Go Fly a Kite commences with “Mean to Me,” a deafeningly loud rock song featuring distorted guitar chords, a memorable chorus and an incendiary guitar solo that can best be described as dirty.  The rest of the album, outside of the raw “Time Will Save the Day,” is considerably less sonically abrasive.  “Gossip,” for instance, is an alluring piano waltz incorporating pleasant electric organ parts, while “I Miss You” is a pretty piano ballad featuring poignant slide guitar; both tracks make use of lush vocal harmonies.

On the rollicking “Out the Door,” Kweller does his best Bob Dylan impersonation, delivering his vocals with a mostly monosyllabic cadence in the first verse before singing about the transient lifestyle in the song’s catchy choruses.  Like the aforementioned track, the  harmony-filled “Full Circle” and the jubilant “You Can Count on Me” contain an exorbitant amount of enthusiasm, sounding as if they were recorded at a hootenanny with Kweller’s closest friends in tow; the songs would have fit perfectly on his largely country Changing Horses.

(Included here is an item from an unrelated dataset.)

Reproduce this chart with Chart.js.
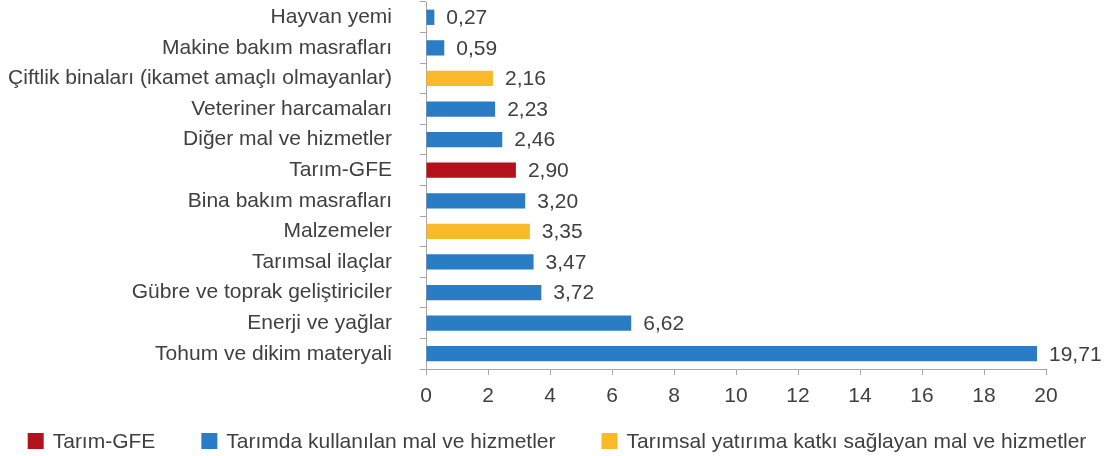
<!DOCTYPE html>
<html>
<head>
<meta charset="utf-8">
<script src="https://cdn.jsdelivr.net/npm/chart.js@4"></script>
<style>
  html, body { margin: 0; padding: 0; background: #fff; }
  #wrap { width: 1105px; height: 456px; position: relative; }
</style>
</head>
<body>
<div id="wrap"><canvas id="chart"></canvas></div>
<script>
'use strict'

// data
const categories = [
    "Hayvan yemi",
    "Makine bakım masrafları",
    "Çiftlik binaları (ikamet amaçlı olmayanlar)",
    "Veteriner harcamaları",
    "Diğer mal ve hizmetler",
    "Tarım-GFE",
    "Bina bakım masrafları",
    "Malzemeler",
    "Tarımsal ilaçlar",
    "Gübre ve toprak geliştiriciler",
    "Enerji ve yağlar",
    "Tohum ve dikim materyali"
];
const values = [0.27, 0.59, 2.16, 2.23, 2.46, 2.90, 3.20, 3.35, 3.47, 3.72, 6.62, 19.71];
// which group each category belongs to
const groups = ["mal", "mal", "yatirim", "mal", "mal", "gfe", "mal", "yatirim", "mal", "mal", "mal", "mal"];
const seriesKeys = ["gfe", "mal", "yatirim"];
const seriesNames = [
    "Tarım-GFE",
    "Tarımda kullanılan mal ve hizmetler",
    "Tarımsal yatırıma katkı sağlayan mal ve hizmetler"
];
const xTicks = [0, 2, 4, 6, 8, 10, 12, 14, 16, 18, 20];

const seriesColors = ["#b3121c", "#2a7cc4", "#f9b92b"];
const textColor = "#404040";
const fontFamily = "'Liberation Sans', Arial, sans-serif";
const fontSize = 21;

const datasets = seriesKeys.map((key, i) => ({
    label: seriesNames[i],
    data: values.map((v, j) => groups[j] === key ? v : null),
    backgroundColor: seriesColors[i],
    borderWidth: 0,
    barPercentage: 0.5,
    categoryPercentage: 1
}));

// value labels right of each bar
const valueLabels = {
    id: "valueLabels",
    afterDatasetsDraw(chart) {
        const ctx = chart.ctx;
        ctx.save();
        ctx.font = fontSize + "px " + fontFamily;
        ctx.fillStyle = textColor;
        ctx.textBaseline = "middle";
        ctx.textAlign = "left";
        chart.data.datasets.forEach((ds, i) => {
            const meta = chart.getDatasetMeta(i);
            meta.data.forEach((bar, j) => {
                const v = ds.data[j];
                if (v === null) return;
                ctx.fillText(v.toFixed(2).replace(".", ","), bar.x + 12, bar.y + 1);
            });
        });
        ctx.restore();
    }
};

// legend row under the axis, built from the datasets
const bottomLegend = {
    id: "bottomLegend",
    afterDraw(chart) {
        const ctx = chart.ctx;
        const box = 16, gap = 9, itemGap = 46;
        ctx.save();
        ctx.font = fontSize + "px " + fontFamily;
        const items = chart.data.datasets.map(ds => ({
            text: ds.label,
            color: ds.backgroundColor,
            w: ctx.measureText(ds.label).width
        }));
        let total = 0;
        items.forEach(it => { total += box + gap + it.w; });
        total += itemGap * (items.length - 1);
        let x = 557 - total / 2;
        const y = 441;
        ctx.textBaseline = "middle";
        ctx.textAlign = "left";
        items.forEach(it => {
            ctx.fillStyle = it.color;
            ctx.fillRect(x, y - box / 2, box, box);
            ctx.fillStyle = textColor;
            ctx.fillText(it.text, x + box + gap, y + 1);
            x += box + gap + it.w + itemGap;
        });
        ctx.restore();
    }
};

new Chart(document.getElementById("chart"), {
    type: "bar",
    data: { labels: categories, datasets: datasets },
    plugins: [valueLabels, bottomLegend],
    options: {
        indexAxis: "y",
        responsive: true,
        maintainAspectRatio: false,
        animation: false,
        layout: { padding: { left: 0, right: 59, top: 2, bottom: 47 } },
        scales: {
            x: {
                stacked: true,
                min: 0,
                max: 20,
                afterBuildTicks: (scale) => { scale.ticks = xTicks.map(v => ({ value: v })); },
                afterFit: (scale) => { scale.height = 40; },
                grid: { drawOnChartArea: false, tickLength: 6, color: "#a6a6a6" },
                border: { color: "#a6a6a6" },
                ticks: { color: textColor, font: { family: fontFamily, size: fontSize }, padding: 9 }
            },
            y: {
                stacked: true,
                afterFit: (scale) => {
                    scale.width = 426;
                    scale.paddingTop = 0;
                    scale.paddingBottom = 0;
                },
                grid: { drawOnChartArea: false, offset: true, tickLength: 6, color: "#a6a6a6" },
                border: { color: "#a6a6a6" },
                ticks: {
                    autoSkip: false,
                    color: textColor,
                    font: { family: fontFamily, size: fontSize },
                    padding: 28
                }
            }
        },
        plugins: {
            tooltip: { enabled: false },
            legend: { display: false }
        }
    }
});
</script>
</body>
</html>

The strongest track on Go Fly a Kite is “Jealous Girl.”  With its glimmering lead piano melodies, sing-along choruses and spirited vocal performance, the song is a bona fide hit single waiting to happen.  Substitute a synthesizer for the piano, and the track is the best ‘80s pop song written in the new millennium; “Stacy’s Mom” be damned.

In “You Can Count on Me,” the final track on Go Fly a Kite, Kweller sings, “It’s a sad day ‘cause all my old friends have changed/I just want you to know that I’m still the same.”  This may be true personally, but the 20-year-old pop/rock wunderkind who released the delightful Sha Sha nearly a decade ago is long gone.  A certain indelible quality that Kweller once possessed, be it a youthful exuberance or songwriting naïveté, has become increasingly absent from the musician’s work in recent years.  Regardless, Ben Kweller remains one of music’s most reliable artists.  Five albums into his solo career, he has yet to deliver a clunker.  Go Fly a Kite may never reach the heights of Sha Sha, his best album, but the new record has certainly earned its rightful place amongst the rest of Kweller’s impressive catalog.